Avoiding Downtime in Postgres with lock_timeout

This post comes after reading a very insightful article by a GoCardless engineer describing an unexpected way they caused an (albeit, very short) downtime in their app using Postgres. This story nicely shows how lock_timeout can be useful to avoid downtimes.

Some obvious footguns

There are some well known DDL operations that can cause downtimes. The post above mentions some, and links to a nice Braintree article with some more. My favorite resource is the strong_migrations Ruby gem, it lists workarounds for a lot of dangerous operations.

Some examples:

But there are always some tricky ones…

The author mentions that they had introduced some new tables which were empty, so they assumed they could easily fiddle with these since they weren’t even used in production at all. They renamed the tables, and then wanted to rename the foreign key constraints because their names had become outdated. The latter would also seem like a simple operation for the reasons mentioned earlier.

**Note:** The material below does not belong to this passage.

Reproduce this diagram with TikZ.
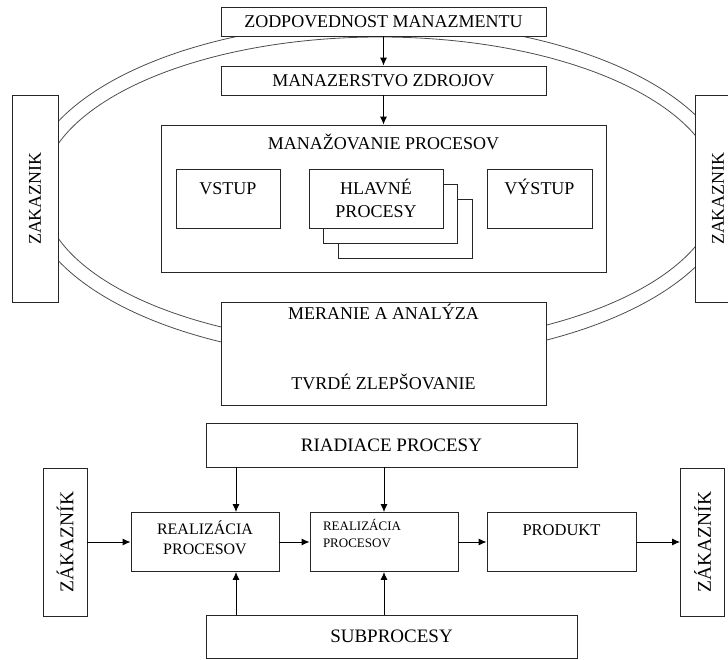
\documentclass[tikz,border=0pt]{standalone}
\usepackage{fontspec}
\setmainfont{Liberation Serif}
\usetikzlibrary{arrows.meta}

\begin{document}
\begin{tikzpicture}[x=1pt,y=-1pt]
\tikzstyle{blok}=[rectangle,draw=black!85,line width=0.9pt,fill=white,inner sep=0pt,align=center,font=\fontsize{18}{21}\selectfont]
\tikzstyle{zak}=[blok,rotate=90,minimum width=207,minimum height=46]
\tikzstyle{dolny}=[blok,minimum width=371,minimum height=44,font=\fontsize{19}{21}\selectfont]
\tikzstyle{real}=[blok,minimum width=148,font=\fontsize{16}{20}\selectfont]
\tikzstyle{pil}=[line width=0.9pt,-{Latex[length=8pt,width=7pt]}]
\tikzstyle{obruc}=[draw=black!70,line width=0.8pt]
\useasboundingbox (0,0) rectangle (728,659);
% elipsa okolo systemu
\draw[obruc] (380,191) ellipse [x radius=353pt,y radius=169pt];
\draw[obruc] (380,191) ellipse [x radius=338pt,y radius=154pt];
% horna cast
\node[blok,minimum width=325,minimum height=29] (zodp) at (383.5,21.5) {ZODPOVEDNOST MANAZMENTU};
\node[blok,minimum width=325,minimum height=29] (zdroj) at (383.5,80.5) {MANAZERSTVO ZDROJOV};
\node[blok,minimum width=445,text height=24,text depth=123] (manaz) at (383.5,198.5) {MANAŽOVANIE PROCESOV};
\node[blok,minimum width=104,text height=25,text depth=34] (vstup) at (228,198.5) {VSTUP};
\node[blok,minimum width=134,minimum height=59] (hl3) at (405.5,228.5) {};
\node[blok,minimum width=134,minimum height=59] (hl2) at (390,213.5) {};
\node[blok,minimum width=134,text height=48,text depth=11,font=\fontsize{18}{23}\selectfont] (hl1) at (376,198.5) {HLAVNÉ\\PROCESY};
\node[blok,minimum width=105,text height=25,text depth=34] (vystup) at (539.5,198.5) {VÝSTUP};
\node[zak] (zakL) at (35,198.5) {ZAKAZNIK};
\node[zak] (zakR) at (718,198.5) {ZAKAZNIK};
\node[blok,minimum width=325,text height=87,text depth=16] (meranie) at (383.5,353.5) {MERANIE A ANALÝZA\\[49pt]TVRDÉ ZLEPŠOVANIE};
\draw[pil] (zodp) -- (zdroj);
\draw[pil] (zdroj) -- (manaz);
% dolna cast
\node[dolny] (riad) at (391.5,445) {RIADIACE PROCESY};
\node[dolny,minimum height=43] (sub) at (391.5,636.5) {SUBPROCESY};
\node[zak,minimum width=148,minimum height=44,font=\fontsize{19.5}{21}\selectfont] (zak2L) at (65,542) {ZÁKAZNÍK};
\node[zak,minimum width=148,minimum height=44,font=\fontsize{19.5}{21}\selectfont] (zak2R) at (702.5,542) {ZÁKAZNÍK};
\node[real,text height=42,text depth=17] (real1) at (205,542) {REALIZÁCIA\\PROCESOV};
\node[real,align=left,text width=122,inner xsep=13,text height=18,text depth=41,font=\fontsize{13}{17}\selectfont] (real2) at (384,542) {REALIZÁCIA\\PROCESOV};
\node[real,minimum width=149,text height=23,text depth=36,font=\fontsize{16.5}{20}\selectfont] (prod) at (561.5,542) {PRODUKT};
\coordinate (r1h) at ([xshift=31]real1.north);
\coordinate (r1d) at ([xshift=31]real1.south);
\draw[pil] (r1h |- riad.south) -- (r1h);
\draw[pil] (real2.north |- riad.south) -- (real2.north);
\draw[pil] (r1d |- sub.north) -- (r1d);
\draw[pil] (real2.south |- sub.north) -- (real2.south);
\draw[pil] (zak2L.south) -- (real1.west);
\draw[pil] (real1) -- (real2);
\draw[pil] (real2) -- (prod);
\draw[pil] (prod.east) -- (zak2R.north);
\end{tikzpicture}
\end{document}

However, running the migration caused some alerts to trigger, showing that API requests were timing out, for about 15 seconds.

The fault? Adding a foreign key constraint (via ALTER TABLE) acquires an AccessExclusive lock on both the table with the constraint and the one it references. Wow!

But that’s not all it takes to fail. It takes another long-running query to complement it to cause downtime. If there’s a slow SELECT query already running, the ALTER TABLE command queues up since an AccessExclusive lock competes with all other locks (even SELECT’s AccessShare). And the final touch: all other queries that come afterwards will queue up since they all conflict with the AccessExclusive lock now in the queue.

The post indirectly mentions that they had a long-running analytics query, which should have run on a read replica DB instead.

Use lock_timeout to avoid downtime

Apart from the obvious recommendation of avoiding long analytical queries in the OLTP database, another layer of defence is using lock_timeout.

lock_timeout is a config parameter that determines the amount of time a transaction will wait to acquire a lock before aborting.

If they had set a lock_timeout value of, say, 2 seconds, the ALTER TABLE command would have aborted, and the remaining queued commands would have proceeded normally.

The conclusion is: make sure a lock_timeout is in place for DDL modification statements that are likely to acquire strict locks.

Bonus: how it works with statement_timeout

If statement_timeout is set and is non-zero, it’s pointless to set lock_timeout to a value equal to or greater than statement_timeout, since the statement timeout will always have triggered first.